A study on the reliability of using treated wastewater in concrete mixing and curing is conducted. Focusing on concrete consistency and strength, the results prove that the treated wastewater can be safely used. The setting time increases in the case of using treated wastewater when compared with concrete mixed with potable water. The maximum increase in initial setting time occurs in the specimens mixed with purely secondary treated wastewater. The increase is 40 min. This increase can be taken into consideration when transporting concrete and controlled using chemical admixtures. The same phenomenon can be observed for the final setting time. For compressive strength and flexural strength, both treated water regimens satisfy the specification limits as all specimens do not deviate from the control specimens by not more than 10%. The concrete mixed and cured using wastewater show less permeability. The concrete durability in terms of sulfate attack resistance shows considerable increase in the linear expansion for mixes where treated wastewater is implemented compared with potable water. The XRD analysis shows different chemical compounds’ position and intensities due to the various chemical compounds found in the treated wastewater. It can be concluded that treated wastewater can be safely used for concrete mixing and curing. Special care should be given to concrete in sulfate containing medium. This conclusion can be of benefit for many countries that suffer scarcity in water and need to reuse water from different sources.

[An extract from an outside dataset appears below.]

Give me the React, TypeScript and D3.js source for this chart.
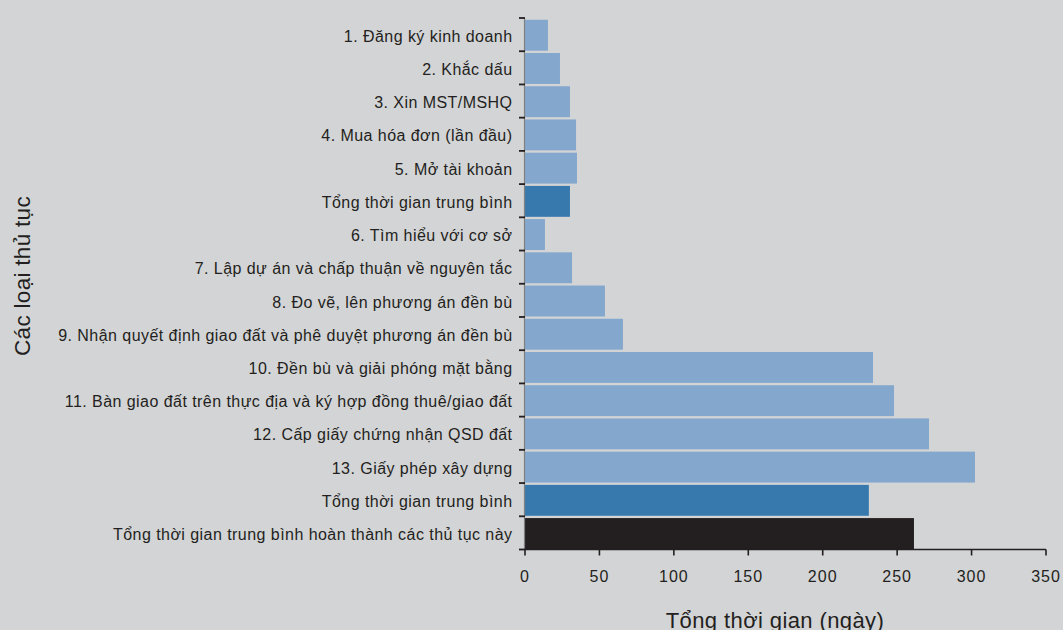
import React from "react";
import * as d3 from "d3";

const categories = [
  "1. Đăng ký kinh doanh",
  "2. Khắc dấu",
  "3. Xin MST/MSHQ",
  "4. Mua hóa đơn (lần đầu)",
  "5. Mở tài khoản",
  "Tổng thời gian trung bình",
  "6. Tìm hiểu với cơ sở",
  "7. Lập dự án và chấp thuận về nguyên tắc",
  "8. Đo vẽ, lên phương án đền bù",
  "9. Nhận quyết định giao đất và phê duyệt phương án đền bù",
  "10. Đền bù và giải phóng mặt bằng",
  "11. Bàn giao đất trên thực địa và ký hợp đồng thuê/giao đất",
  "12. Cấp giấy chứng nhận QSD đất",
  "13. Giấy phép xây dựng",
  "Tổng thời gian trung bình",
  "Tổng thời gian trung bình hoàn thành các thủ tục này",
];

const values = [15.4, 23.5, 30.2, 34.3, 34.9, 30.2, 13.4, 31.6, 53.7, 65.8, 233.8, 247.9, 271.4, 302.3, 231, 261.3];

const kinds = ["step", "step", "step", "step", "step", "avg", "step", "step", "step", "step", "step", "step", "step", "step", "avg", "total"];

const xTicks = [0, 50, 100, 150, 200, 250, 300, 350];

const xTitle = "Tổng thời gian (ngày)";
const yTitle = "Các loại thủ tục";

const colors: Record<string, string> = {
  step: "#84a7cd",
  avg: "#3879ad",
  total: "#231f20",
};

const W = 1063;
const H = 630;
const left = 525;
const right = 1046;
const top = 18;
const bottom = 549.5;
const font = "'Liberation Sans', Arial, Helvetica, sans-serif";

export default function App() {
  const x = d3.scaleLinear().domain([0, 350]).range([left, right]);
  const idx = categories.map((_, i) => String(i));
  const y = d3.scaleBand<string>().domain(idx).range([top, bottom]).paddingInner(0).paddingOuter(0);
  const step = y.step();

  return (
    <div style={{ position: "absolute", left: 0, top: 0 }}>
      <svg width={W} height={H} style={{ display: "block", background: "#d3d4d6" }}>
        <rect x={0} y={0} width={W} height={H} fill="#d3d4d6" />
        {values.map((v, i) => (
          <rect
            key={i}
            x={x(0)}
            y={(y(String(i)) as number) + 1.8}
            width={x(v) - x(0)}
            height={step - 2.3}
            fill={colors[kinds[i]]}
          />
        ))}
        {/* left axis */}
        <line x1={left - 0.5} x2={left - 0.5} y1={top} y2={bottom} stroke="#808080" strokeWidth={1.2} />
        {d3.range(categories.length + 1).map((i) => {
          const yy = top + i * step;
          return <line key={"yt" + i} x1={left - 6} x2={left} y1={yy} y2={yy} stroke="#231f20" strokeWidth={1.8} />;
        })}
        {categories.map((c, i) => (
          <text
            key={"yl" + i}
            x={512.5}
            y={(y(String(i)) as number) + step / 2}
            dy="0.45em"
            textAnchor="end"
            fontFamily={font}
            fontSize={16}
            letterSpacing={0.45}
            fill="#231f20"
          >
            {c}
          </text>
        ))}
        {/* bottom axis */}
        <line x1={left - 0.5} x2={right} y1={bottom} y2={bottom} stroke="#231f20" strokeWidth={1.6} />
        {xTicks.map((t) => (
          <g key={"xt" + t}>
            <line x1={x(t)} x2={x(t)} y1={bottom} y2={bottom + 6} stroke="#231f20" strokeWidth={1.6} />
            <text
              x={x(t)}
              y={582}
              textAnchor="middle"
              fontFamily={font}
              fontSize={16}
              letterSpacing={1}
              fill="#231f20"
            >
              {t}
            </text>
          </g>
        ))}
        <text x={775} y={628} textAnchor="middle" fontFamily={font} fontSize={22} letterSpacing={0.4} fill="#231f20">
          {xTitle}
        </text>
        <text
          transform={`translate(29.5, 276) rotate(-90)`}
          textAnchor="middle"
          fontFamily={font}
          fontSize={22.5}
          letterSpacing={0.3}
          fill="#231f20"
        >
          {yTitle}
        </text>
      </svg>
    </div>
  );
}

However, further research is needed for deeper investigation on the durability of concrete mixed with treated wastewater in harsh environments, specially by using sulfate resisting cements. Other durability parameters also need more investigation such as abrasion and freeze and thaw behavior. Moreover, investigation on the crystallization level is suggested to correlate with the concrete properties.